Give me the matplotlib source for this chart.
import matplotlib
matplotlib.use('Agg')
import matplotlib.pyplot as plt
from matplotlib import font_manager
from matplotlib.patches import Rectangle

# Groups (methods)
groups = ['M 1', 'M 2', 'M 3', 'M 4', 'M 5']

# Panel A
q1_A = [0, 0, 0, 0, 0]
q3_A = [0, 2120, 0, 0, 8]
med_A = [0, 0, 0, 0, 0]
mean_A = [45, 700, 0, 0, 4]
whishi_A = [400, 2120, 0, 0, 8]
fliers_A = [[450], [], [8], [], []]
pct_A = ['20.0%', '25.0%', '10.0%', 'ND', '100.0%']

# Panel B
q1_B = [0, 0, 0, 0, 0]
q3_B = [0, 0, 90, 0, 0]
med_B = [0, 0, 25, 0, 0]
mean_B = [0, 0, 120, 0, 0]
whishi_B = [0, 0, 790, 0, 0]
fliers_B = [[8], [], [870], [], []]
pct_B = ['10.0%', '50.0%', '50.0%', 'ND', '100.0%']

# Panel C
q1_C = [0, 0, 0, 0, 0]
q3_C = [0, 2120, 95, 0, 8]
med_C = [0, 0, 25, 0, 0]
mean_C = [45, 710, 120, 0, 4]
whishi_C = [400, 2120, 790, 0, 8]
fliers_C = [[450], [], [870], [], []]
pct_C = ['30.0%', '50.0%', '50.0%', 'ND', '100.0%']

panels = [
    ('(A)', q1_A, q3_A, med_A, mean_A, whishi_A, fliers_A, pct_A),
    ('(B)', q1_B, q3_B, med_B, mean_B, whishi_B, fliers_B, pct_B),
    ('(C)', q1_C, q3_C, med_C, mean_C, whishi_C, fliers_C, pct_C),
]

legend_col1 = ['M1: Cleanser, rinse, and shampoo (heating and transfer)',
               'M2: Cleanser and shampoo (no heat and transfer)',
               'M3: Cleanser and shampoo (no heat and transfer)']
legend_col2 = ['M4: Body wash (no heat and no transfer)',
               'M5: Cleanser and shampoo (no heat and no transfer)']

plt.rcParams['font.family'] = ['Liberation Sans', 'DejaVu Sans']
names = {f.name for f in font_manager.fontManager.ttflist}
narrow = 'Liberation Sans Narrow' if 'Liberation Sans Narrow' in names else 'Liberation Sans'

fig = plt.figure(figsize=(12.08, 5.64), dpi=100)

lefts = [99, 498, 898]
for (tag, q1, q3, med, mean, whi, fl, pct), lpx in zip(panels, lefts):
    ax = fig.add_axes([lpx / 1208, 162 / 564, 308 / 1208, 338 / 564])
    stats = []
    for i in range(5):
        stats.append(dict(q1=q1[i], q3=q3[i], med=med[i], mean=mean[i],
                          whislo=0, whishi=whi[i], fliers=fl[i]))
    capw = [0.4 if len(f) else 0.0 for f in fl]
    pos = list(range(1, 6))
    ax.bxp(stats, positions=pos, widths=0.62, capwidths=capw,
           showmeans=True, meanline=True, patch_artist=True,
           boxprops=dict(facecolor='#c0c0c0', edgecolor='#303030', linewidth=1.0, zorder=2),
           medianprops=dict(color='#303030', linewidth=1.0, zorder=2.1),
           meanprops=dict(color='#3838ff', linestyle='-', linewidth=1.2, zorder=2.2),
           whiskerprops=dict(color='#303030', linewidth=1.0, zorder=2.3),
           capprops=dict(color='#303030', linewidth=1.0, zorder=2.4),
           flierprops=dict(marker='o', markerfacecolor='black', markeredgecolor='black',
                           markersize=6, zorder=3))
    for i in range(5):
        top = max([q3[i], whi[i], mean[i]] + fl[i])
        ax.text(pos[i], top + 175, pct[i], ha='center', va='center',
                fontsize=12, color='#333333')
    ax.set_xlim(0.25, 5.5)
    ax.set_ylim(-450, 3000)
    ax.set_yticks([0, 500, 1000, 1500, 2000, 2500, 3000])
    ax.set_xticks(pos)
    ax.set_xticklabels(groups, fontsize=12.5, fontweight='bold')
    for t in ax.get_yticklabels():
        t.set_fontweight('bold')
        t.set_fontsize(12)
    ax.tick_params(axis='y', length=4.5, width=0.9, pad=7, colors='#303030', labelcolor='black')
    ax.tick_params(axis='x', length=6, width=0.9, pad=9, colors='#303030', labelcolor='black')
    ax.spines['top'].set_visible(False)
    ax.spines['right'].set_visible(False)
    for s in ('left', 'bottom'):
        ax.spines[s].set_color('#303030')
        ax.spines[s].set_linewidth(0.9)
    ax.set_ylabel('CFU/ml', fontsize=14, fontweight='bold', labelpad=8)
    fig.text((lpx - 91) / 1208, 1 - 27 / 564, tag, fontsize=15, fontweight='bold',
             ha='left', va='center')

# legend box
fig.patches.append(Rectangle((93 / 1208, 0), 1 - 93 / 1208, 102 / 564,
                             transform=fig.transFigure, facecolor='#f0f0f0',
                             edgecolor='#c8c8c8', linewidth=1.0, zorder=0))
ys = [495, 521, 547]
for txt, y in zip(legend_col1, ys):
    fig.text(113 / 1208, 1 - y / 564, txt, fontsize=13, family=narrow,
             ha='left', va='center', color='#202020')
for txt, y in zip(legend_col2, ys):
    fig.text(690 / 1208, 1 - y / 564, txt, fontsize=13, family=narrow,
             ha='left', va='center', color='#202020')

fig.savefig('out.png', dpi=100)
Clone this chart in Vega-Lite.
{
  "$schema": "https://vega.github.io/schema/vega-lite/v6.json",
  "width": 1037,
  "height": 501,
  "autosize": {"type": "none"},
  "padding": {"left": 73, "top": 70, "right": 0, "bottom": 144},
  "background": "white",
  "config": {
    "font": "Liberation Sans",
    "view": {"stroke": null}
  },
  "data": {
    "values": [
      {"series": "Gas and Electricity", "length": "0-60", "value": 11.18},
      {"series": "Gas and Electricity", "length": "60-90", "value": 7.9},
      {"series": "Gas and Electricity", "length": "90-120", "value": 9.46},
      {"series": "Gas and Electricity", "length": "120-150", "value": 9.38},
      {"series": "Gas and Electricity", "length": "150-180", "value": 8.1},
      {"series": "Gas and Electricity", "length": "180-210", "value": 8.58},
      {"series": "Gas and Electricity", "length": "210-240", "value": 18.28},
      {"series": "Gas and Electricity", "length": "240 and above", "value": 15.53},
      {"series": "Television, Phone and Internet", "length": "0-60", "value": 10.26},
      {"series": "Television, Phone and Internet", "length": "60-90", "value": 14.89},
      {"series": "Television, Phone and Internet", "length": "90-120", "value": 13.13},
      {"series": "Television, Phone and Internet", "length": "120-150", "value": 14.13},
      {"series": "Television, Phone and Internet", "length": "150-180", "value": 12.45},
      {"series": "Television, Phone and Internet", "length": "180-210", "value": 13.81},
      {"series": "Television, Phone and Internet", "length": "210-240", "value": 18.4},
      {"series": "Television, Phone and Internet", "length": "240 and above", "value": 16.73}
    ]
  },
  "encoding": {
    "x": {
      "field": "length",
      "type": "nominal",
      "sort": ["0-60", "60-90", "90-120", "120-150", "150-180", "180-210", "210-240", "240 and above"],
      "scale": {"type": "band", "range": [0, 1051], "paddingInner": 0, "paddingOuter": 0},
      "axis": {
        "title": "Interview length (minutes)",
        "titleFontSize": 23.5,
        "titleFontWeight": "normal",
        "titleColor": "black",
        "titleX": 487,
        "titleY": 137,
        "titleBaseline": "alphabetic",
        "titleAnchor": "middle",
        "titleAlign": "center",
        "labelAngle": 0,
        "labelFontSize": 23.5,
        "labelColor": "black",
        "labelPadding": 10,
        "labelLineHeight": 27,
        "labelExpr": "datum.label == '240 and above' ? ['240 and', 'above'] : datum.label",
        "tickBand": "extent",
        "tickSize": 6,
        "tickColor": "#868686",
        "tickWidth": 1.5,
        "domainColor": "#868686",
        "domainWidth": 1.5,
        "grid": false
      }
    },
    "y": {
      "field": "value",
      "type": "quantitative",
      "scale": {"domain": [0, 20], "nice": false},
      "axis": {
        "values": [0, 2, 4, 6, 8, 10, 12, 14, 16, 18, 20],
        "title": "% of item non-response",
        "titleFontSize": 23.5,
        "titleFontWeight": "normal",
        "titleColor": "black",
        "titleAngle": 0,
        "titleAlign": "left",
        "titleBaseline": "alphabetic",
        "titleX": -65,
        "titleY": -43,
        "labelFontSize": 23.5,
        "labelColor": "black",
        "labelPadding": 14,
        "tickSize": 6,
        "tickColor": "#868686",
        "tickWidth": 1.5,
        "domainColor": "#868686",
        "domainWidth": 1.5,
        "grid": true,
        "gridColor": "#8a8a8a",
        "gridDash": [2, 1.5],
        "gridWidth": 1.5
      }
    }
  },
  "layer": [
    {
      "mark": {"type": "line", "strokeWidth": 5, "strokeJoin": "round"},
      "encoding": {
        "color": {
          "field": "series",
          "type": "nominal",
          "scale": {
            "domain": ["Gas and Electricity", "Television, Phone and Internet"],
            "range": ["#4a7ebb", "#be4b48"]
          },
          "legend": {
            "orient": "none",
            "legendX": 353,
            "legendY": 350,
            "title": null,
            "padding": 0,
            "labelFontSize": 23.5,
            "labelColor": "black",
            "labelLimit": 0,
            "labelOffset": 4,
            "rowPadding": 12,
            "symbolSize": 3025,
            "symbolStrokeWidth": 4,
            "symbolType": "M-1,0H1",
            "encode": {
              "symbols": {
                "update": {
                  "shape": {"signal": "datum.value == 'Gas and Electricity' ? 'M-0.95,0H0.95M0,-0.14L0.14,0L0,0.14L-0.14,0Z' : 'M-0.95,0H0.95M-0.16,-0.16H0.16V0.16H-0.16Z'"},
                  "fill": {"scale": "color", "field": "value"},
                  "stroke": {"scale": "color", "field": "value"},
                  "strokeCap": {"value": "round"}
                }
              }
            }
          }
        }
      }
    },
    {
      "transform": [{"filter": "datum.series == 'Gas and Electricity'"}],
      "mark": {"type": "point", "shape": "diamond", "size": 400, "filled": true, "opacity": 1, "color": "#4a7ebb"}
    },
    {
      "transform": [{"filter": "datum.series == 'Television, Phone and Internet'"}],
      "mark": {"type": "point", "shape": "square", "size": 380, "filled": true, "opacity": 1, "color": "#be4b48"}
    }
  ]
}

::::

Exercise goal | Restate exactly the records above from their first line through the line that holds "and no transfer)']", please, including both and leaving out all others.

Exercise result |
Give me the matplotlib source for this chart.
import matplotlib
matplotlib.use('Agg')
import matplotlib.pyplot as plt
from matplotlib import font_manager
from matplotlib.patches import Rectangle

# Groups (methods)
groups = ['M 1', 'M 2', 'M 3', 'M 4', 'M 5']

# Panel A
q1_A = [0, 0, 0, 0, 0]
q3_A = [0, 2120, 0, 0, 8]
med_A = [0, 0, 0, 0, 0]
mean_A = [45, 700, 0, 0, 4]
whishi_A = [400, 2120, 0, 0, 8]
fliers_A = [[450], [], [8], [], []]
pct_A = ['20.0%', '25.0%', '10.0%', 'ND', '100.0%']

# Panel B
q1_B = [0, 0, 0, 0, 0]
q3_B = [0, 0, 90, 0, 0]
med_B = [0, 0, 25, 0, 0]
mean_B = [0, 0, 120, 0, 0]
whishi_B = [0, 0, 790, 0, 0]
fliers_B = [[8], [], [870], [], []]
pct_B = ['10.0%', '50.0%', '50.0%', 'ND', '100.0%']

# Panel C
q1_C = [0, 0, 0, 0, 0]
q3_C = [0, 2120, 95, 0, 8]
med_C = [0, 0, 25, 0, 0]
mean_C = [45, 710, 120, 0, 4]
whishi_C = [400, 2120, 790, 0, 8]
fliers_C = [[450], [], [870], [], []]
pct_C = ['30.0%', '50.0%', '50.0%', 'ND', '100.0%']

panels = [
    ('(A)', q1_A, q3_A, med_A, mean_A, whishi_A, fliers_A, pct_A),
    ('(B)', q1_B, q3_B, med_B, mean_B, whishi_B, fliers_B, pct_B),
    ('(C)', q1_C, q3_C, med_C, mean_C, whishi_C, fliers_C, pct_C),
]

legend_col1 = ['M1: Cleanser, rinse, and shampoo (heating and transfer)',
               'M2: Cleanser and shampoo (no heat and transfer)',
               'M3: Cleanser and shampoo (no heat and transfer)']
legend_col2 = ['M4: Body wash (no heat and no transfer)',
               'M5: Cleanser and shampoo (no heat and no transfer)']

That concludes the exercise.